- InDefence wants Iceland to reject creditor deal and impose tax
- Iceland Prime Minister Gunnlaugsson is former member of group
InDefence, an Icelandic lobby group that has a history of pushing through changes in international debt settlements, wants its government to reject a proposal that will let bank creditors sidestep an exit tax.
Olafur Eliasson, a spokesman for the group (who’s not to be confused with the Danish-Icelandic installations artist), says that allowing the creditor proposal to go through will result in a “massive balance of payments problem in the future.”
Here’s a recap of what happened in Iceland:
- Its three biggest banks defaulted on $85 billion in 2008
- The island received an international bailout and imposed capital controls
- A functioning domestic banking system was created but international creditor claims against the failed banks have yet to be settled
Under a deal proposed by Iceland’s government in June, creditors of the failed banks have until the end of the year to either agree to pay a combined "stability contribution" of up to $3.8 billion, or face a 39 percent exit tax, equivalent to an estimated $5.1 billion.
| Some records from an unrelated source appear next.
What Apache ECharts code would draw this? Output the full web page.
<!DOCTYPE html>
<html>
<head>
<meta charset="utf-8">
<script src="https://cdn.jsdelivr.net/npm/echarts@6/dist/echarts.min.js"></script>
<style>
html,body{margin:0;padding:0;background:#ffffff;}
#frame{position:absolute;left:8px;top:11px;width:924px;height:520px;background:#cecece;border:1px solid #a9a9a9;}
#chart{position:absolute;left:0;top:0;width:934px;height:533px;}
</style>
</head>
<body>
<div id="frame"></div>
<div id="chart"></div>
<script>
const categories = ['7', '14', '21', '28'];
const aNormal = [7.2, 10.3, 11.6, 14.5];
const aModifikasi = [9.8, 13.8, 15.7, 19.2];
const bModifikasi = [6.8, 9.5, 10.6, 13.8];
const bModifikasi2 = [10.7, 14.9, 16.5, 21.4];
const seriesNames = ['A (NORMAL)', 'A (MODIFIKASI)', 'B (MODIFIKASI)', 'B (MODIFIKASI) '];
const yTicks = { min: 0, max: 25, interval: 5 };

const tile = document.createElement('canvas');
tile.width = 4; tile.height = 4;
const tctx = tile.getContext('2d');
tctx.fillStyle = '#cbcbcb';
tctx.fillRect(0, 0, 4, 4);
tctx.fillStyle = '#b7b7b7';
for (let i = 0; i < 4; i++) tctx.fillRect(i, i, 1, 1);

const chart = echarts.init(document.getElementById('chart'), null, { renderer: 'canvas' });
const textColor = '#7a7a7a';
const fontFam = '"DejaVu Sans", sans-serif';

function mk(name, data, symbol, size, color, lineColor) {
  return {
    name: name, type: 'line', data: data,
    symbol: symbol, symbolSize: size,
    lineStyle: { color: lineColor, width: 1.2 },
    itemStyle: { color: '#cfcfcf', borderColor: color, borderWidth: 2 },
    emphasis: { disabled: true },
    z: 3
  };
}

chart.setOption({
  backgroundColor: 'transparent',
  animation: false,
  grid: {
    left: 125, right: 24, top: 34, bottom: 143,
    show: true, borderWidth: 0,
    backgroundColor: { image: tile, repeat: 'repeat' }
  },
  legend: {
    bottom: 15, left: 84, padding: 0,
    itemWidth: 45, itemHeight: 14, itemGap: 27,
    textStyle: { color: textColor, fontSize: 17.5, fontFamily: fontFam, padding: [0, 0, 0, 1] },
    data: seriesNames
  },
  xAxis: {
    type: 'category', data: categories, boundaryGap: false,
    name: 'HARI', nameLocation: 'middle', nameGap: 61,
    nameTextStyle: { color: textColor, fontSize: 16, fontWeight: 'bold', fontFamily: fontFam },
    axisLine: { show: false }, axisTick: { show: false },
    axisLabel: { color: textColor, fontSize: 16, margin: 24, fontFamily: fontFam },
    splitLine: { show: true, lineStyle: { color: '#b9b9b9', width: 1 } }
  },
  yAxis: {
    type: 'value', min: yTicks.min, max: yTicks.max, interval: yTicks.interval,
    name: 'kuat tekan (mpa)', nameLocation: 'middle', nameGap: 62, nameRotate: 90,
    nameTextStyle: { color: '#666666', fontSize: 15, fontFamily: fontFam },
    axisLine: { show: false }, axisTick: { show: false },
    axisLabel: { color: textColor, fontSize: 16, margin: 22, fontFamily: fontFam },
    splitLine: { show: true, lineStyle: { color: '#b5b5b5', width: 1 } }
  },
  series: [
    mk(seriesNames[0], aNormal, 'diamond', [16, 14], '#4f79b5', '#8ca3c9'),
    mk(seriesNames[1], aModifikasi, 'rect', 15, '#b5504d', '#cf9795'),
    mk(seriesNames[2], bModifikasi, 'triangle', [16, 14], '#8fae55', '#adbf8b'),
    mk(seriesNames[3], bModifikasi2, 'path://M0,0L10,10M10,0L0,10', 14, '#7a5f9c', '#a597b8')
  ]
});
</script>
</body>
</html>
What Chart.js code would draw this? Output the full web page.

Last month, creditors of Glitnir and Kaupthing approved a total of $2.5 billion in payments to the government that they hope will allow them to withdraw their funds without getting tangled in Iceland’s capital controls. Creditors in LBI hf this month approved a $114 million payment.
Prime Minister Sigmundur D. Gunnlaugsson, who used to be a member of InDefence, says creditors need to wrap up any deal fast if they’re to avoid the tax. Creditor groups who fail to do so need to recognize that “the route to taxation is obvious,” he told broadcaster RUV on Wednesday.
InDefence argues that all creditors should be forced to pay the 39 percent exit tax. Eliasson and his group estimate that not paying the levy means creditors “will later be allowed to convert about 500 billion kronur into foreign exchange, which will drastically hurt Icelanders’ quality of life.”
That calculation is “taking it a bit too far,” according to Jon Bjarki Bentsson, an economist at Islandsbanki, who says he arrives at a much smaller figure. There are also benefits to letting creditors exit the economy, because it clears the way for the government to proceed with its plan to remove capital controls, he said.
InDefence has shaped creditor agreements in the past. In 2010, the group ran a campaign petitioning Iceland President Olafur R. Grimsson to use his veto right and reject a government deal with the U.K. and the Netherlands over depositor guarantees in LBI.
In its efforts to influence the latest set of bank creditor negotiations, InDefence has met with central bank Governor Mar Gudmundsson to ask for an analysis of how the proposed creditor deal will affect Iceland’s balance of payments. The group has also written to parliament’s Economic Affairs and Trade Committee, calling on lawmakers to require the central bank to publish its findings.
InDefence has a history of attracting high-profile names. Besides the prime minister, it has also counted his personal adviser, Johannes Thor Skulason, among its members. It has more than 16,000 Facebook supporters.
The group also has managed to gain access to powerful organizations to make its case. Eliasson says InDefence met with representatives from the International Monetary Fund this month to discuss the creditor deal. He wants the Washington-based fund to conduct its own analysis of how it will affect Iceland’s balance of payments.
“If the current deal is approved and creditors are allowed to exit the economy -- well ahead of Icelandic households -- the damage will be irreparable,” Eliasson said. “The government and lawmakers need to reject the creditor deal.”